Rue Victor Massé, le Chat-Noir, autour de Rodolphe Salis, réunit après 1870 ce que la chanson comptait de talents. A côté d’Aristide Bruant, dont les chansons réalistes, argotiques, sont passées à la postérité, Paul Delmet était la face souriante, dont les mélodies comme les textes séduisirent le plus large public. La chanson poétique est un monde parallèle, à propos duquel le lyricophile est souvent tenté de faire la fine bouche. Si l’innombrable production, le plus souvent commerciale, de ces deux derniers siècles nous laisse quantité de pièces datées, d’intérêt éphémère, parfois vulgaires, dépourvues de qualités poétiques et musicales, quelques pépites ont survécu, après avoir connu des succès durables. Héritière de la romance, dont on oublie trop facilement les chefs-d’œuvre (rares), la veine que nourrit Paul Delmet, en reprend les thèmes, qu’il élargit. Il dessine à travers ses 239 chansons un paysage sentimental qui déborde largement le Montmartre de la Belle Epoque : « La tendresse, la folie, l’humour, les relations entre parents et enfants, la spiritualité, et même l’amour d’un maître pour son chien » résume Enguerrand Dubroca.
Bien que relevant fréquemment de clichés, les thèmes sont traités avec goût, les vers, pour n’être pas des plus grands poètes, ne sont pas de mirliton.
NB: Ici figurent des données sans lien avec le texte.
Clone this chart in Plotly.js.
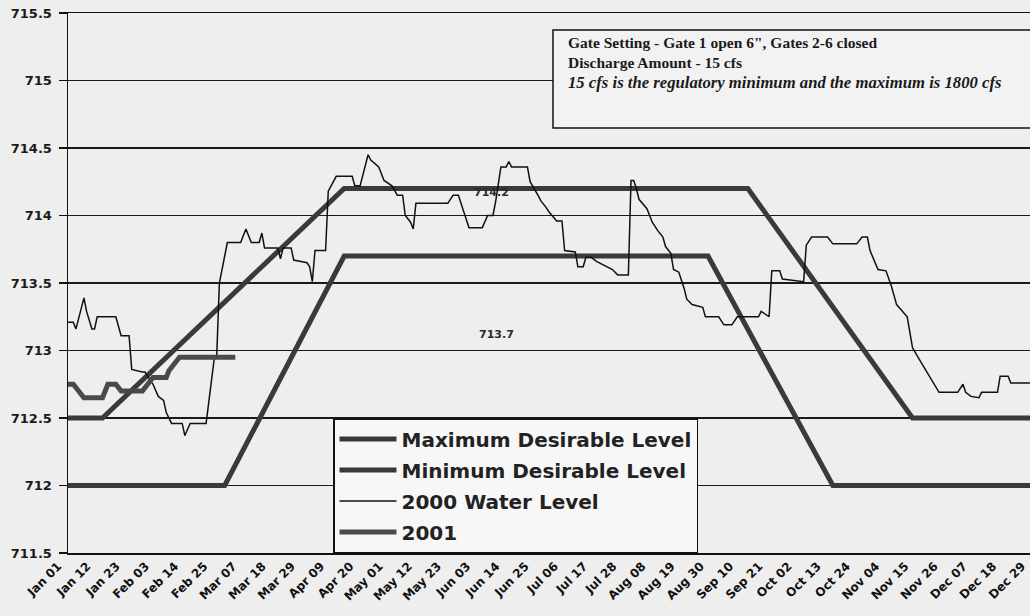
<!DOCTYPE html>
<html>
<head>
<meta charset="utf-8">
<script src="https://cdn.plot.ly/plotly-3.0.1.min.js"></script>
<style>
  html, body { margin: 0; padding: 0; background: #eeeeee; overflow: hidden; }
  #chart { width: 1040px; height: 616px; }
</style>
</head>
<body>
<div id="chart"></div>
<script>
// ---- data (day offsets from Jan 01 2000, lake levels in ft) ----
const tickLabels = ['Jan 01','Jan 12','Jan 23','Feb 03','Feb 14','Feb 25','Mar 07','Mar 18','Mar 29',
  'Apr 09','Apr 20','May 01','May 12','May 23','Jun 03','Jun 14','Jun 25','Jul 06','Jul 17','Jul 28',
  'Aug 08','Aug 19','Aug 30','Sep 10','Sep 21','Oct 02','Oct 13','Oct 24','Nov 04','Nov 15','Nov 26',
  'Dec 07','Dec 18','Dec 29'];

const yTickVals = [711.5, 712, 712.5, 713, 713.5, 714, 714.5, 715, 715.5];
const yTickText = ['711.5', '712', '712.5', '713', '713.5', '714', '714.5', '715', '715.5'];

const maxDays  = [0, 13, 104, 256, 318, 365];
const maxLevel = [712.5, 712.5, 714.2, 714.2, 712.5, 712.5];

const minDays  = [0, 59, 104, 241, 288, 365];
const minLevel = [712, 712, 713.7, 713.7, 712, 712];

const days2000 = [0, 2, 3, 6, 7, 9, 10, 11, 18, 20, 23, 24, 28, 29, 32, 34, 36, 37, 39, 43, 44, 46, 52, 55, 56, 57,
  60, 65, 67, 69, 72, 73, 74, 79, 80, 81, 84, 85, 90, 91, 92, 93, 97, 98, 101, 107, 108, 110, 113, 114, 117,
  119, 122, 124, 126, 127, 129, 130, 131, 143, 145, 147, 149, 151, 156, 158, 160, 161, 163, 165, 166, 167,
  173, 174, 177, 178, 180, 181, 184, 186, 187, 191, 192, 194, 195, 197, 199, 205, 207, 211, 212, 213, 214,
  215, 218, 220, 222, 224, 225, 227, 228, 230, 232, 233, 235, 239, 240, 245, 247, 250, 252, 260, 261, 264,
  265, 268, 269, 277, 278, 280, 286, 288, 297, 299, 301, 302, 305, 308, 310, 312, 316, 318, 321, 324, 326,
  328, 335, 337, 338, 340, 343, 344, 350, 351, 354, 355, 365];
const level2000 = [713.21, 713.21, 713.16, 713.39, 713.29, 713.16, 713.16, 713.25, 713.25, 713.11, 713.11,
  712.86, 712.84, 712.84, 712.75, 712.66, 712.63, 712.54, 712.46, 712.46, 712.37, 712.46, 712.46, 712.93,
  712.96, 713.50, 713.80, 713.80, 713.90, 713.80, 713.80, 713.87, 713.76, 713.76, 713.68, 713.76, 713.76,
  713.67, 713.65, 713.62, 713.51, 713.74, 713.74, 714.18, 714.29, 714.29, 714.22, 714.22, 714.45, 714.41,
  714.36, 714.26, 714.22, 714.15, 714.15, 714.00, 713.95, 713.90, 714.09, 714.09, 714.15, 714.15, 714.03,
  713.91, 713.91, 714.00, 714.00, 714.10, 714.36, 714.36, 714.40, 714.36, 714.36, 714.25, 714.15, 714.11,
  714.06, 714.03, 713.96, 713.96, 713.74, 713.73, 713.62, 713.62, 713.69, 713.69, 713.66, 713.60, 713.56,
  713.56, 714.26, 714.26, 714.20, 714.12, 714.05, 713.95, 713.89, 713.84, 713.77, 713.72, 713.60, 713.58,
  713.46, 713.38, 713.34, 713.32, 713.25, 713.25, 713.19, 713.19, 713.25, 713.25, 713.29, 713.25, 713.59,
  713.59, 713.53, 713.51, 713.78, 713.84, 713.84, 713.79, 713.79, 713.84, 713.84, 713.74, 713.60, 713.59,
  713.48, 713.34, 713.25, 713.02, 712.92, 712.82, 712.75, 712.69, 712.69, 712.75, 712.69, 712.66, 712.65,
  712.69, 712.69, 712.81, 712.81, 712.76, 712.76];

const days2001  = [0, 2, 6, 13, 15, 18, 20, 28, 32, 37, 38, 40, 42, 63];
const level2001 = [712.75, 712.75, 712.65, 712.65, 712.75, 712.75, 712.70, 712.70, 712.80, 712.80, 712.85,
  712.90, 712.95, 712.95];

const boxLines = [
  '<b>Gate Setting - Gate 1 open 6", Gates 2-6 closed</b>',
  '<b>Discharge Amount - 15 cfs</b>',
  '<b><i>15 cfs is the regulatory minimum and the maximum is 1800 cfs</i></b>'
];

// ---- helpers ----
const BASE = Date.UTC(2000, 0, 1);
function dayToDate(d) {
  return new Date(BASE + d * 86400000).toISOString().replace('T', ' ').slice(0, 19);
}
const MONTHS = {Jan:0,Feb:1,Mar:2,Apr:3,May:4,Jun:5,Jul:6,Aug:7,Sep:8,Oct:9,Nov:10,Dec:11};
function labelToDate(lbl) {
  const [m, d] = lbl.split(' ');
  return new Date(Date.UTC(2000, MONTHS[m], parseInt(d, 10))).toISOString().slice(0, 10);
}

const SANS = 'DejaVu Sans, Arial, sans-serif';
const SERIF = 'Liberation Serif, Times New Roman, serif';

const traces = [
  { name: 'Maximum Desirable Level', legendgroup: 'a', x: maxDays.map(dayToDate), y: maxLevel, mode: 'lines',
    line: { color: '#3a3a3a', width: 5 } },
  { name: 'Minimum Desirable Level', legendgroup: 'b', x: minDays.map(dayToDate), y: minLevel, mode: 'lines',
    line: { color: '#3a3a3a', width: 5 } },
  { name: '2000 Water Level', legendgroup: 'c', x: days2000.map(dayToDate), y: level2000, mode: 'lines',
    line: { color: '#111111', width: 1.5 } },
  { name: '2001', legendgroup: 'd', x: days2001.map(dayToDate), y: level2001, mode: 'lines',
    line: { color: '#4a4a4a', width: 5 } }
];

const W = 972, H = 540, L = 68, T = 13;
function px(x) { return (x - L) / W; }
function py(y) { return 1 - (y - T) / H; }

const annotations = [
  { xref: 'x', yref: 'y', x: dayToDate(159.6), y: 714.17, text: '<b>714.2</b>', showarrow: false,
    font: { family: SANS, size: 11, color: '#2a2a2a' } },
  { xref: 'x', yref: 'y', x: dayToDate(161.5), y: 713.12, text: '<b>713.7</b>', showarrow: false,
    font: { family: SANS, size: 11, color: '#2a2a2a' } }
];
const boxY = [42, 62, 82];
const boxSize = [15.5, 15.5, 16.7];
boxLines.forEach((t, i) => {
  annotations.push({ xref: 'paper', yref: 'paper', x: px(566), y: py(boxY[i]), xanchor: 'left',
    yanchor: 'middle', text: t, showarrow: false, align: 'left',
    font: { family: SERIF, size: boxSize[i], color: '#1a1a1a' } });
});

const layout = {
  width: 1040, height: 616,
  margin: { l: L, r: 0, t: T, b: 616 - T - H, pad: 0 },
  paper_bgcolor: '#eeeeee',
  plot_bgcolor: '#eeeeee',
  showlegend: true,
  legend: {
    x: px(333), y: py(418), xanchor: 'left', yanchor: 'top',
    bgcolor: '#f7f7f7', bordercolor: '#111111', borderwidth: 1.5,
    font: { family: SANS, size: 20, color: '#222222', weight: 'bold' },
    itemwidth: 57,
    tracegroupgap: 2
  },
  xaxis: {
    type: 'date',
    range: [dayToDate(0), dayToDate(366)],
    tickvals: tickLabels.map(labelToDate),
    ticktext: tickLabels,
    tickangle: -45,
    ticklabelshift: -10,
    tickfont: { family: SANS, size: 12, color: '#111111', weight: 'bold' },
    ticks: '',
    showgrid: false,
    showline: true, linecolor: '#111111', linewidth: 1.5, mirror: true,
    zeroline: false, fixedrange: true
  },
  yaxis: {
    range: [711.5, 715.5],
    tickvals: yTickVals,
    ticktext: yTickText,
    tickfont: { family: SANS, size: 13, color: '#1a1a1a', weight: 'bold' },
    ticks: 'outside', ticklen: 8, tickwidth: 1.5, tickcolor: '#111111',
    ticklabelstandoff: 4,
    showgrid: true, gridcolor: '#1a1a1a', gridwidth: 1.5,
    showline: true, linecolor: '#111111', linewidth: 1.5,
    zeroline: false, fixedrange: true
  },
  shapes: [
    { type: 'rect', xref: 'paper', yref: 'paper', x0: px(553), x1: 1.05, y0: py(128), y1: py(30),
      line: { color: '#111111', width: 1.5 }, fillcolor: '#f2f2f2', layer: 'above' }
  ],
  annotations: annotations
};

Plotly.newPlot('chart', traces, layout, { displayModeBar: false, staticPlot: true });
</script>
</body>
</html>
Le seul passé à la postérité est Armand Silvestre, qui signe un martial Les femmes de France. Populaire, la coupe strophique, quitte à lasser certains, participe à la mémorisation des timbres. Destinées à séduire le plus grand nombre, d’être sur toutes les lèvres, les mélodies, pour être faciles, ne sont jamais vulgaires. L’écriture pianistique visait à être reproduite dans les nombreux salons décorés d’un piano. Les harmonisations paraissent convenues, dépourvues de subtilité. On n’est pas chez Fauré ni chez Debussy… mais le charme et la légèreté font oublier ces réserves. La bourgeoisie était friande de ce répertoire, comme l’attestent les splendides éditions de luxe de Enoch, illustrées, reliées, tranches dorées, devenues objets de collection. Hommes et femmes de toutes conditions se retrouvaient dans cette poésie sentimentale, dans ces amours, parfois passagères, coquines comme violentes (les petits pavés), dont les mots étaient justes et les mélodies séduisantes. La galerie de paysages sentimentaux, de portraits, d’évocations en dit plus sur cette « Belle époque » que bien des ouvrages savants.
Le CD s’ouvre sur la toute première chanson que Delmet présenta. Joli Mai lui ouvrit les portes d’un succès jamais démenti. Ne vous laissez pas surprendre par A Chloris, seconde pièce : seul le titre est commun à la mélodie de Reynaldo Hahn. Ma tendre amie est morte renvoie évidemment à Berlioz. Le poème parodie gentiment Théophile Gautier (Lamento). Si la gravité reste superficielle, l’émotion est sincère. On sourira à écouter L’escalier, et son humour fumiste, qui sent le café-concert, avec ses couplets tout-à-tour « philosophique », « pour les dames », puis « patriotique ». Chaque titre renouvelle l’attention.
Enguerrand Dubroca s’est glissé dans la peau de Paul Delmet, à la faveur de sa longue fréquentation du corpus de ses chansons. Après avoir réussi le tour de force de rassembler les 239 partitions, il en a réalisé l’enregistrement intégral, accompagné avec goût par Yuko Osawa. Il nous livre maintenant ses vingt-cinq préférées, le plus souvent inédites. Avec une sincérité vraie, touchante, sans mièvrerie ni affectation, le ténor nous restitue ces petits bijoux à quat’ sous, au charme suranné, témoins d’un passé à jamais révolu. La voix est sûre, bien timbrée, conduite avec un souci d’intelligibilité et d’expression appropriée. Il fallait saluer ce travail dont la réalisation est exemplaire à plus d’un titre. Ainsi le livret d’accompagnement, outre les textes chantés, commente chaque chanson, assortie d’une illustration d’époque.